Business & Finance Bankruptcy

Laws on Chapter 7 Bankruptcy and Debt

    Secured Debts

    • Secured creditors have a lien on some form of collateral until the debtor pays off the debt. Mortgages and car loans are examples of secured debts. The debtor needs to be current with those loan payments if he wants to keep the collateral in a Chapter 7 case. If the debtor wants to retain the property, the creditor usually requires the debtor to sign a reaffirmation agreement. The agreement lists the terms of the loan and the debtor affirms his ability to continue making payments. Reaffirmed debts are not discharged in a bankruptcy. Consult with a bankruptcy attorney to confirm the long-term consequences of retaining property and signing a reaffirmation agreement. If the debtor is delinquent with payments when the case is filed, the creditor can request permission from the court to repossess the property.

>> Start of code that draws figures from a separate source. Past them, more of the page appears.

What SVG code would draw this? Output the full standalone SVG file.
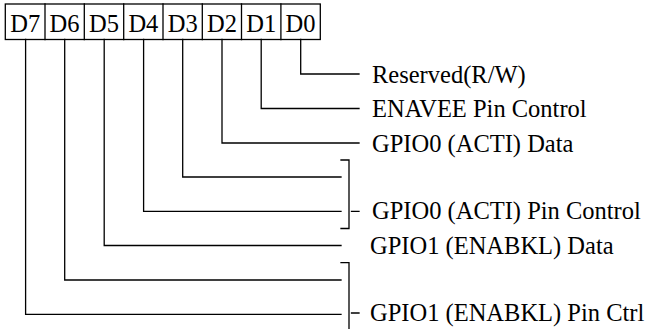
<svg xmlns="http://www.w3.org/2000/svg" width="645" height="329" viewBox="0 0 645 329">
<style>
.ln{fill:none;stroke:#000;stroke-width:1.3;stroke-linecap:square}
.cell{fill:#fff;stroke:#000;stroke-width:1.3}
.t{font-family:"Liberation Serif","Times New Roman",serif;font-size:24.5px;fill:#000}
.c{text-anchor:middle}
</style>
<rect width="645" height="329" fill="#fff"/>
<g id="register">
<rect class="cell" x="5.3" y="4" width="315" height="35.5"/>
<path class="ln" d="M45 4V39.5M84.3 4V39.5M123.7 4V39.5M163 4V39.5M202.3 4V39.5M241.5 4V39.5M280.9 4V39.5"/>
<text class="t c" x="25.2" y="32">D7</text>
<text class="t c" x="64.6" y="32">D6</text>
<text class="t c" x="104" y="32">D5</text>
<text class="t c" x="143.4" y="32">D4</text>
<text class="t c" x="182.7" y="32">D3</text>
<text class="t c" x="222" y="32">D2</text>
<text class="t c" x="261.2" y="32">D1</text>
<text class="t c" x="300.6" y="32">D0</text>
</g>
<g id="connectors">
<path class="ln" d="M300.7 39.5V74H359"/>
<path class="ln" d="M261.2 39.5V108.5H359"/>
<path class="ln" d="M222 39.5V143H359"/>
<path class="ln" d="M182.7 39.5V177H341"/>
<path class="ln" d="M143.6 39.5V211.3H341"/>
<path class="ln" d="M104.2 39.5V245.5H341"/>
<path class="ln" d="M64.7 39.5V280H341"/>
<path class="ln" d="M25.6 39.5V314.3H341"/>
<path class="ln" d="M341 160H349V228.5H341M351.5 211.3H359"/>
<path class="ln" d="M341 262.7H349V330M351.5 313H359"/>
</g>
<g id="labels">
<text id="l0" class="t" x="372" y="82.5">Reserved(R/W)</text>
<text id="l1" class="t" x="372" y="117">ENAVEE Pin Control</text>
<text id="l2" class="t" x="372" y="151.5">GPIO0 (ACTI) Data</text>
<text id="l3" class="t" x="372" y="218.5">GPIO0 (ACTI) Pin Control</text>
<text id="l4" class="t" x="370" y="254">GPIO1 (ENABKL) Data</text>
<text id="l5" class="t" x="370" y="321">GPIO1 (ENABKL) Pin Ctrl</text>
</g>
</svg>
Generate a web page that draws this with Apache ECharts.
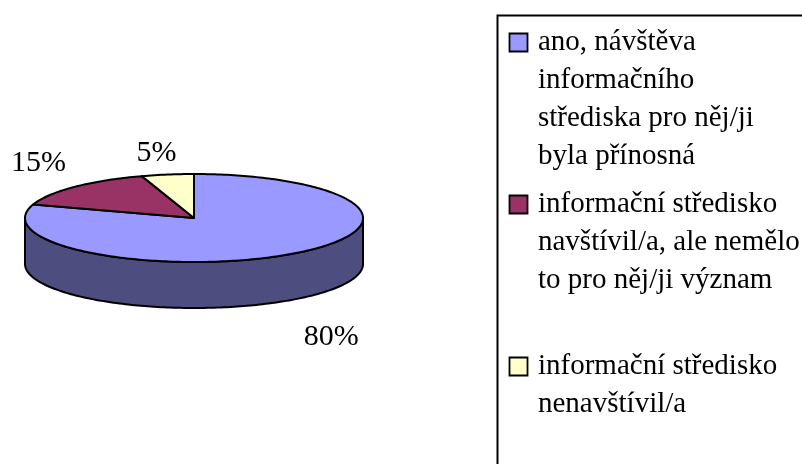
<!DOCTYPE html>
<html>
<head>
<meta charset="utf-8">
<script src="https://cdn.jsdelivr.net/npm/echarts@6/dist/echarts.min.js"></script>
<style>
    html, body { margin: 0; padding: 0; background: #fff; }
    #chart { width: 802px; height: 464px; }
</style>
</head>
<body>
<div id="chart"></div>
<script>
// data
const categories = [
    "ano, návštěva informačního střediska pro něj/ji byla přínosná",
    "informační středisko navštívil/a, ale nemělo to pro něj/ji význam",
    "informační středisko nenavštívil/a",
];
const values = [80, 15, 5];
const percentLabels = ["80%", "15%", "5%"];
const legendLines = [
    ["ano, návštěva", "informačního", "střediska pro něj/ji", "byla přínosná"],
    ["informační středisko", "navštívil/a, ale nemělo", "to pro něj/ji význam", ""],
    ["informační středisko", "nenavštívil/a"],
];

// look
const topColors = ["#9999ff", "#993366", "#ffffcc"];
const sideColors = ["#4d4d80", "#4d1a33", "#80805f"];
const FONT = '"Liberation Serif", "Times New Roman", serif';

// pie geometry (3d ellipse)
const pie = { cx: 194, cy: 218, rx: 169, ry: 44, depth: 46 };
// label offsets from the slice edge point, like excel put them
const labelNudge = [[38, 38], [-36, -24], [-11, -21]];

const total = values.reduce((a, b) => a + b, 0);
const starts = [];
values.reduce((acc, v) => {
    starts.push(acc);
    return acc + v;
}, 0);

const angleOf = (v) => -Math.PI / 2 + (2 * Math.PI * v) / total;
const pt = (t, dy) => [
    pie.cx + pie.rx * Math.cos(t),
    pie.cy + pie.ry * Math.sin(t) + (dy || 0),
];
const arc = (a, b, dy) => {
    let pts = [];
    const n = Math.max(2, Math.ceil(Math.abs(b - a) / 0.02));
    for (let i = 0; i <= n; i++) {
        pts.push(pt(a + ((b - a) * i) / n, dy));
    }
    return pts;
};

const renderItem = (params, api) => {
    const i = params.dataIndex;
    const v = api.value(0);
    const t0 = angleOf(starts[i]);
    const t1 = angleOf(starts[i] + v);
    let children = [];
    // front wall, only where the rim faces us
    [-2, 0, 2].forEach((k) => {
        const a = Math.max(t0, k * Math.PI);
        const b = Math.min(t1, (k + 1) * Math.PI);
        if (b > a) {
            const top = arc(a, b, 0);
            const bottom = arc(b, a, pie.depth);
            children.push({
                type: "polygon",
                shape: { points: top.concat(bottom) },
                style: {
                    fill: sideColors[i],
                    stroke: "#000",
                    lineWidth: 2,
                    lineJoin: "round",
                },
            });
        }
    });
    // top face
    children.push({
        type: "polygon",
        shape: { points: [[pie.cx, pie.cy]].concat(arc(t0, t1, 0)) },
        style: {
            fill: topColors[i],
            stroke: "#000",
            lineWidth: 2,
            lineJoin: "round",
        },
    });
    // percent label
    const mid = (t0 + t1) / 2;
    const front = Math.sin(mid) > 0;
    const anchor = pt(mid, front ? pie.depth : 0);
    children.push({
        type: "text",
        style: {
            text: percentLabels[i],
            x: anchor[0] + labelNudge[i][0],
            y: anchor[1] + labelNudge[i][1],
            fill: "#000",
            font: `30px ${FONT}`,
            align: "center",
            verticalAlign: "middle",
        },
    });
    return { type: "group", children: children };
};

// legend drawn as a framed box at the right, like the original
const legendItems = [];
let lineY = 42.5;
legendLines.forEach((lines, i) => {
    legendItems.push({
        type: "rect",
        shape: { x: 509.5, y: lineY - 9, width: 18, height: 18 },
        style: { fill: topColors[i], stroke: "#000", lineWidth: 1.8 },
    });
    legendItems.push({
        type: "text",
        style: {
            text: lines.join("\n"),
            x: 538,
            y: lineY - 19,
            fill: "#000",
            font: `29px ${FONT}`,
            lineHeight: 38,
            verticalAlign: "top",
        },
    });
    lineY += lines.length * 38 + 10;
});

const chart = echarts.init(document.getElementById("chart"), null, { renderer: "canvas" });
chart.setOption({
    animation: false,
    backgroundColor: "#fff",
    graphic: [
        {
            type: "rect",
            shape: { x: 497.5, y: 15.5, width: 400, height: 500 },
            style: { fill: "#fff", stroke: "#000", lineWidth: 2 },
        },
    ].concat(legendItems),
    series: [
        {
            type: "custom",
            coordinateSystem: "none",
            renderItem: renderItem,
            data: values.map((v, i) => ({ name: categories[i], value: [v] })),
        },
    ],
});
</script>
</body>
</html>
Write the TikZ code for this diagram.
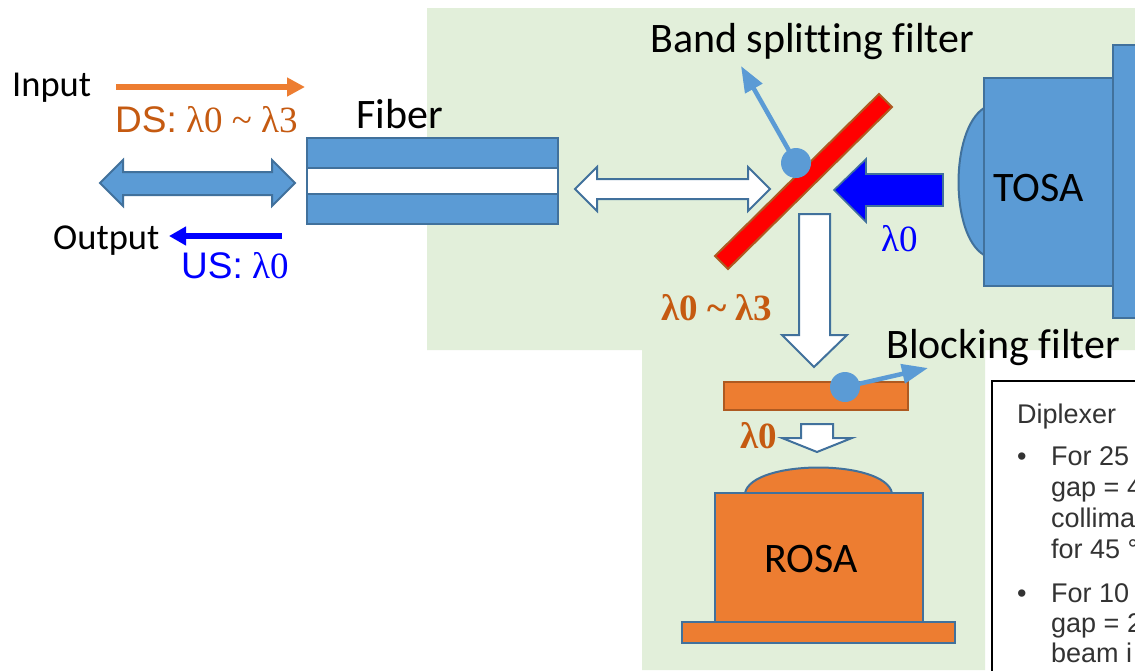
\documentclass[tikz,border=0pt]{standalone}
\usepackage{fontspec}
\setmainfont{Carlito}[Ligatures=NoCommon]
\newfontfamily\arialfont{Liberation Sans}
\newfontfamily\timesfont{Liberation Serif}
\usetikzlibrary{arrows.meta}
\definecolor{bluefill}{HTML}{5B9BD5}
\definecolor{blueline}{HTML}{41719C}
\definecolor{orangefill}{HTML}{ED7D31}
\definecolor{orangeline}{HTML}{AE5A21}
\definecolor{orangetext}{HTML}{C55A11}
\definecolor{greenback}{HTML}{E2EFDA}
\definecolor{purewhite}{HTML}{FFFFFF}
\definecolor{pureblue}{HTML}{0000FF}
\definecolor{boxtext}{HTML}{333333}
\newcommand{\wavetilde}{\char`\~}
\tikzset{
  label/.style={anchor=base west,inner sep=0pt,font=\fontsize{42}{46}\selectfont},
  sidelabel/.style={anchor=base west,inner sep=0pt,font=\fontsize{36.5}{40}\selectfont},
  wave/.style={anchor=base west,inner sep=0pt,font=\fontsize{37}{40}\selectfont\timesfont},
  boldwave/.style={anchor=base west,inner sep=0pt,text=orangetext,font=\fontsize{37}{40}\selectfont\timesfont\bfseries},
  boxline/.style={anchor=base west,inner sep=0pt,text=boxtext,font=\fontsize{27}{30}\selectfont\arialfont},
  bluebox/.style={fill=bluefill,draw=blueline,line width=2pt},
  orangebox/.style={fill=orangefill,draw=blueline,line width=2pt},
  whitearrow/.style={fill=purewhite,draw=blueline,line width=2pt},
  dot/.style={circle,fill=bluefill,inner sep=0pt,minimum size=30pt},
  pointer/.style={bluefill,line width=4.5pt,-{Triangle[length=26pt,width=19pt]},shorten <=-2pt},
}
\begin{document}
\begin{tikzpicture}[x=1pt,y=-1pt]
  \useasboundingbox (0,0) rectangle (1135,670);
  \clip (0,0) rectangle (1135,670);
  \fill[white] (0,0) rectangle (1135,670);

  % Green area
  \fill[greenback] (427,8) -- (1135,8) -- (1135,350) -- (985,350) -- (985,670) -- (642,670) -- (642,350) -- (427,350) -- cycle;

  % Input and output
  \node[sidelabel] (input) at (12,96) {Input};
  \node[sidelabel] (output) at (53,249) {Output};
  \coordinate (dsstart) at (116,87);
  \coordinate (dsend) at (305,87);
  \coordinate (usstart) at (282,236);
  \coordinate (usend) at (169,236);
  \draw[orangefill,line width=5.5pt,-{Triangle[length=18pt,width=18pt]}] (dsstart) -- (dsend);
  \draw[pureblue,line width=6pt,-{Triangle[length=17pt,width=18pt]}] (usstart) -- (usend);
  \node[wave,text=orangetext] (dslabel) at (115,132) {{\arialfont DS:} λ0 \wavetilde{} λ3};
  \node[wave,text=pureblue] (uslabel) at (181,278) {{\arialfont US:} λ0};

  % Double arrow left of the fiber
  \draw[bluebox] (100,183) -- (123,160) -- (123,172) -- (272,172) -- (272,160) -- (295,183) -- (272,206) -- (272,195) -- (123,195) -- (123,206) -- cycle;

  % Fiber
  \node[label] (fiberlabel) at (356,128) {Fiber};
  \draw[bluebox] (307,138) rectangle (558,224);
  \draw[whitearrow] (307,168) rectangle (558,194);

  % Double arrow to the filter
  \draw[whitearrow] (575,189) -- (597,167) -- (597,179) -- (748,179) -- (748,167) -- (770,189) -- (748,211) -- (748,199) -- (597,199) -- (597,211) -- cycle;

  % Band splitting filter
  \draw[fill=red,draw=orangeline,line width=2pt] (879,94) -- (892,107) -- (728,269) -- (715,256) -- cycle;
  \node[label] (bandlabel) at (650,52) {Band splitting filter};
  \coordinate (bandtip) at (741,66);
  \node[dot] (banddot) at (796,163) {};
  \draw[pointer] (banddot) -- (bandtip);

  % TOSA
  \draw[bluebox] (984,108) .. controls (950,130) and (950,235) .. (984,255) -- cycle;
  \draw[bluebox] (984,78) rectangle (1113,286);
  \draw[bluebox] (1113,45) rectangle (1145,318);
  \node[label] (tosalabel) at (993,201) {TOSA};

  % Blue arrow from TOSA
  \draw[fill=pureblue,draw=blueline,line width=1.6pt] (943,174) -- (866,174) -- (866,159) -- (834,190) -- (866,222) -- (866,206) -- (943,206) -- cycle;
  \node[wave,text=pureblue] (tosawave) at (881,251) {λ0};

  % White arrow down
  \draw[whitearrow] (799,214) -- (830,214) -- (830,335) -- (847,335) -- (814,367) -- (782,335) -- (799,335) -- cycle;
  \node[boldwave] (downwave) at (661,320) {λ0 \wavetilde{} λ3};

  % Blocking filter
  \draw[fill=orangefill,draw=orangeline,line width=2pt] (724,382) rectangle (908,410);
  \node[label] (blocklabel) at (886,358) {Blocking filter};
  \coordinate (blocktip) at (928,368);
  \node[dot] (blockdot) at (845,387) {};
  \draw[pointer] (blockdot) -- (blocktip);

  % Small white arrow
  \node[boldwave] (rosawave) at (740,448) {λ0};
  \draw[whitearrow] (801,424) -- (833,424) -- (833,438) -- (852,438) -- (817,452) -- (782,438) -- (801,438) -- cycle;

  % ROSA
  \draw[orangebox] (745,493) .. controls (752,459) and (885,459) .. (892,493) -- cycle;
  \draw[orangebox] (715,493) rectangle (923,622);
  \draw[orangebox] (682,622) rectangle (955,643);
  \node[label] (rosalabel) at (764,572) {ROSA};

  % Text box
  \draw[fill=white,draw=black,line width=1.5pt] (992,381) rectangle (1150,680);
  \node[boxline] (boxtitle) at (1017,423) {Diplexer};
  \node[boxline] (bulletone) at (1017,465) {•};
  \node[boxline] (lineone) at (1051,465) {For 25};
  \node[boxline] (linetwo) at (1051,496) {gap = 4};
  \node[boxline] (linethree) at (1051,527) {collima};
  \node[boxline] (linefour) at (1051,558) {for 45 °};
  \node[boxline] (bullettwo) at (1017,602) {•};
  \node[boxline] (linefive) at (1051,602) {For 10};
  \node[boxline] (linesix) at (1051,632) {gap = 2};
  \node[boxline] (lineseven) at (1051,662) {beam i};
\end{tikzpicture}
\end{document}
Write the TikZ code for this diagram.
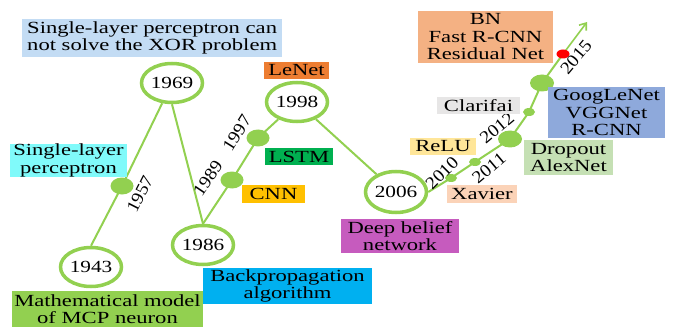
\documentclass[tikz,border=0pt]{standalone}
\usepackage{fontspec}
\setmainfont{Liberation Serif}[FakeStretch=1.33]
\newfontfamily\yrfamily{Liberation Serif}[FakeStretch=1.1]
\newfontfamily\numfamily{Liberation Serif}[FakeStretch=1.25]
\usetikzlibrary{shapes.geometric,arrows.meta,backgrounds}
\definecolor{lg}{HTML}{92D050}
\definecolor{cXOR}{HTML}{C3DCF4}
\definecolor{cLeNet}{HTML}{ED7D31}
\definecolor{cSLP}{HTML}{80FAFA}
\definecolor{cLSTM}{HTML}{00B050}
\definecolor{cCNN}{HTML}{FFC000}
\definecolor{cMCP}{HTML}{92D050}
\definecolor{cBP}{HTML}{00B0F0}
\definecolor{cDBN}{HTML}{C65BBE}
\definecolor{cXav}{HTML}{FBD3B8}
\definecolor{cReLU}{HTML}{FFE699}
\definecolor{cClar}{HTML}{E7E6E6}
\definecolor{cDrop}{HTML}{C5E0B4}
\definecolor{cGoog}{HTML}{8EA9DB}
\definecolor{cBN}{HTML}{F4B183}
\newcommand\fsz{\fontsize{17}{17.5}\selectfont}
\newcommand\nfsz{\numfamily\fontsize{17}{18}\selectfont}
\newcommand\yfsz{\yrfamily\fontsize{17.5}{18}\selectfont}
\tikzset{
  yearnode/.style={ellipse, draw=lg, line width=3.5pt, fill=white, minimum width=61pt, minimum height=39pt, inner sep=0pt, font=\nfsz},
  bigdot/.style={ellipse, fill=lg, minimum width=23pt, minimum height=17pt, inner sep=0pt},
  smalldot/.style={ellipse, fill=lg, minimum width=12pt, minimum height=8pt, inner sep=0pt},
  reddot/.style={ellipse, fill=red, minimum width=13pt, minimum height=9pt, inner sep=0pt},
  lbl/.style={inner sep=0pt, align=center, font=\fsz},
  yl/.style={font=\yfsz, inner sep=0pt},
  conn/.style={draw=lg, line width=2pt}
}
\begin{document}
\begin{tikzpicture}[x=1pt,y=1pt]
\useasboundingbox (0,0) rectangle (674,327);
% year ellipses
\node[yearnode] (n1969) at (172,244) {1969};
\node[yearnode] (n1998) at (297,225) {1998};
\node[yearnode] (n1943) at (91,60) {1943};
\node[yearnode] (n1986) at (203,82) {1986};
\node[yearnode, minimum height=41pt] (n2006) at (396,135) {2006};
% dots
\node[bigdot] (d1957) at (122,141) {};
\node[bigdot] (d1989) at (232,147) {};
\node[bigdot] (d1997) at (258,189) {};
\node[smalldot] (d2010) at (451,149) {};
\node[smalldot] (d2011) at (475,165) {};
\node[bigdot, minimum width=24pt] (d2012) at (510,188) {};
\node[smalldot] (d2013) at (529,215) {};
\node[bigdot, minimum width=24pt] (d2014) at (542,244) {};
\node[reddot] (d2015) at (563,273) {};
\coordinate (tip) at (587,305);
% connectors
\begin{scope}[on background layer]
\draw[conn] (n1943.north) -- (d1957.center) -- (n1969);
\draw[conn] (n1969.south) -- (n1986.north);
\draw[conn] (n1986.north) -- (d1989.center) -- (d1997.center) -- (n1998);
\draw[conn] (n1998) -- (n2006);
\draw[conn] (n2006.east) -- (d2010.center) -- (d2011.center) -- (d2012.center) -- (d2013.center) -- (d2014.center) -- (d2015.center);
\draw[draw=lg, line width=1.6pt, -{Straight Barb[length=6pt,width=9pt]}] (d2015.center) -- (tip);
\end{scope}
% year labels
\node[yl, rotate=63] (y1957) at (140,133) {1957};
\node[yl, rotate=56] (y1989) at (208,149) {1989};
\node[yl, rotate=58] (y1997) at (237,194) {1997};
\node[yl, rotate=45] (y2010) at (442,154) {2010};
\node[yl, rotate=40] (y2011) at (489,159) {2011};
\node[yl, rotate=40] (y2012) at (497,199) {2012};
\node[yl, rotate=50] (y2015) at (576,270) {2015};
% text boxes
\node[lbl, fill=cXOR, align=left, anchor=west, inner xsep=5pt, minimum height=38pt] (xor) at (22,289) {Single-layer perceptron can\\not solve the XOR problem};
\node[lbl, fill=cLeNet, minimum width=65pt, minimum height=17pt] (lenet) at (296.5,256.5) {LeNet};
\node[lbl, fill=cSLP, minimum width=117pt, minimum height=33pt] (slp) at (68.5,166.5) {Single-layer\\perceptron};
\node[lbl, fill=cLSTM, minimum width=68pt, minimum height=17pt] (lstm) at (299,170.5) {LSTM};
\node[lbl, fill=cCNN, minimum width=63pt, minimum height=18pt] (cnn) at (273.5,133) {CNN};
\node[lbl, fill=cMCP, minimum width=191pt, minimum height=36pt] (mcp) at (107.5,18) {Mathematical model\\of MCP neuron};
\node[lbl, fill=cBP, minimum width=169pt, minimum height=36pt] (bp) at (287.5,41) {Backpropagation\\algorithm};
\node[lbl, fill=cDBN, minimum width=118pt, minimum height=34pt] (dbn) at (400,91) {Deep belief\\network};
\node[lbl, fill=cXav, minimum width=70pt, minimum height=18pt] (xav) at (482,133) {Xavier};
\node[lbl, fill=cReLU, minimum width=66pt, minimum height=17pt] (relu) at (443,180.5) {ReLU};
\node[lbl, fill=cClar, minimum width=83pt, minimum height=17pt] (clar) at (478.5,221.5) {Clarifai};
\node[lbl, fill=cDrop, minimum width=89pt, minimum height=35pt] (drop) at (568.5,169.5) {Dropout\\AlexNet};
\node[lbl, fill=cGoog, minimum width=117pt, minimum height=51pt] (goog) at (606.5,214.5) {GoogLeNet\\VGGNet\\R-CNN};
\node[lbl, fill=cBN, minimum width=135pt, minimum height=52pt] (bn) at (485.5,290) {BN\\Fast R-CNN\\Residual Net};
\end{tikzpicture}
\end{document}
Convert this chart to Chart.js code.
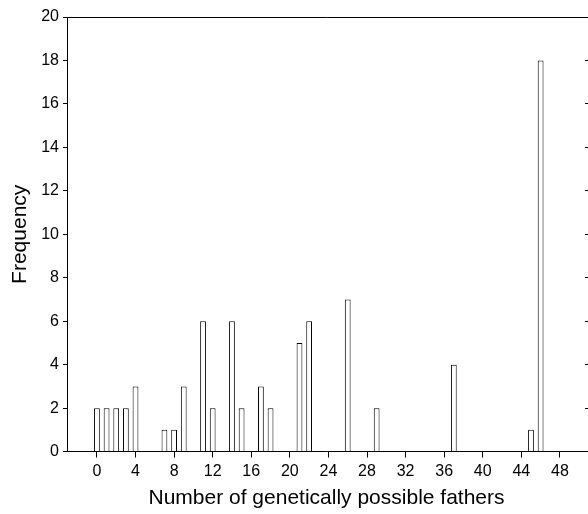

    Unsecured Priority Debts

    • Unsecured priority claims are the types of debts that must be paid in spite of the bankruptcy filing. These debts include certain types of taxes, child support and personal injury claims caused by the debtor operating a vehicle while intoxicated. The debtor remains personally liable for these debts. The debtor needs to keep making payments to those creditors for the outstanding balance after the bankruptcy case is discharged and closed.

    Student Loans

    • The cost of matriculating college and graduate schools can be very expensive. Once students have obtained their degrees, they realize the crippling effect those student loans have on their budget and the ability to cover living expenses. The bankruptcy code makes it extremely difficult to get rid of student loan debt. The debtor must prove that the student loans pose an undue hardship that causes the debtor to barely maintain a minimal standard of living. The debtor must also show that his financial circumstances will not change in the future during the remaining repayment period. Discuss the possibility of qualifying for an undue hardship discharge with a bankruptcy attorney.

    Unsecured Non-priority Debts

    • Claims submitted to the bankruptcy court by credit card companies, medical care facilities and payday loan companies usually fit within the category of unsecured non-priority debts. Unsecured debts are not attached to any of the debtor's property. These are the kinds of debts that are usually discharged with the creditors receiving very little to no payout in the bankruptcy. When the case is discharged, those creditors do not have the right to request further payment and the debtor has an opportunity to receive a fresh start. Usually, by getting rid of these types of debts, the debtor is better able to manage his other living expenses.